Teleporting people through space, as is done in Star Trek, is impossible due to the laws of physics. Teleporting information is another matter, however, thanks to the mind-boggling world of quantum mechanics and a team of Dutch scientists.

Researchers at TU Delft’s Kavli Institute of Nanoscience have succeeded in deterministically transferring the information contained in a quantum bit – the quantum analogue of a classical bit – to a different quantum bit 3 meters away, without the information having traveled through the intervening space: teleportation.

This development is an important step towards a quantum network for communication between future ultra-fast quantum computers – a quantum internet. Quantum computers will be able to solve certain important problems that even today’s supercomputers are unable to tackle. Furthermore, a quantum internet will enable completely secure information transfer, as surreptitious eavesdropping will be fundamentally impossible in such a network.

To achieve teleportation the scientists made use of an unusual phenomenon: entanglement. Einstein didn’t believe in this prediction and called it ‘spooky action at a distance’.

“Entanglement is arguably the strangest and most intriguing consequence of the laws of quantum mechanics. When two particles become entangled, their identities merge: their collective state is precisely determined but the individual identity of each of the particles has disappeared,” said Professor Ronald Hanson, the head of the research project. “The entangled particles behave as one, even when separated by a large distance. The distance in our tests was three meters, but in theory the particles could be on either side of the universe.”

Hanson’s research group is the first to have succeeded in teleporting information between qubits in different computer chips.
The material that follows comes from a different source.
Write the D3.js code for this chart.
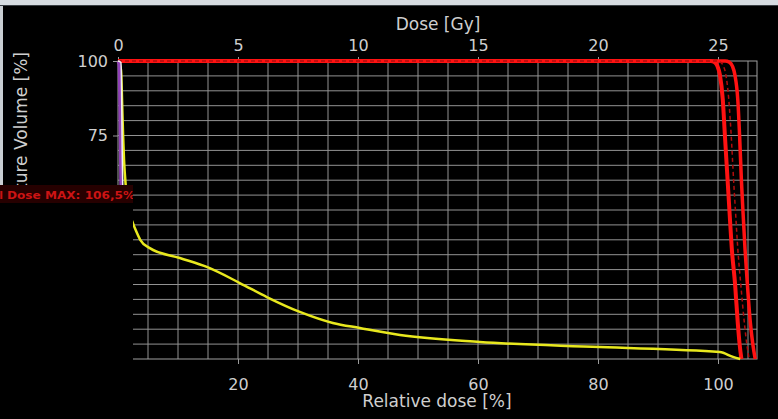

“The unique thing about our method is that the teleportation is guaranteed to work 100%. The information will always reach its destination, so to speak. And, moreover, the method also has the potential of being 100% accurate,” said Hanson.

Hanson’s research group produces qubits using electrons in diamonds. Diamonds form ‘mini prisons’ for electrons whenever a nitrogen atom is located in the position of one of the carbon atoms.

“The fact that we’re able to view these miniature prisons individually makes it possible for us to study and verify an individual electron and even a single atomic nucleus. We’re able to set the spin (rotational direction) of these particles in a predetermined state, verify this spin and subsequently read out the data,” said Hanson. “We do all this in a material that can be used to make chips out of. This is important as many believe that only chip-based systems can be scaled up to a practical technology.”

The teleportation breakthrough could revolutionize the way information is shared between computers. Not only would quantum information systems share data faster than any current internet service provider could, but also in a more secure fashion, nearly incapable of being hacked.

Hanson is planning to repeat the experiment this summer over a distance of 1300 metres, with chips located in various buildings on TU Delft’s campus, which could provide the ultimate evidence to disprove Einstein’s rejection of entanglement.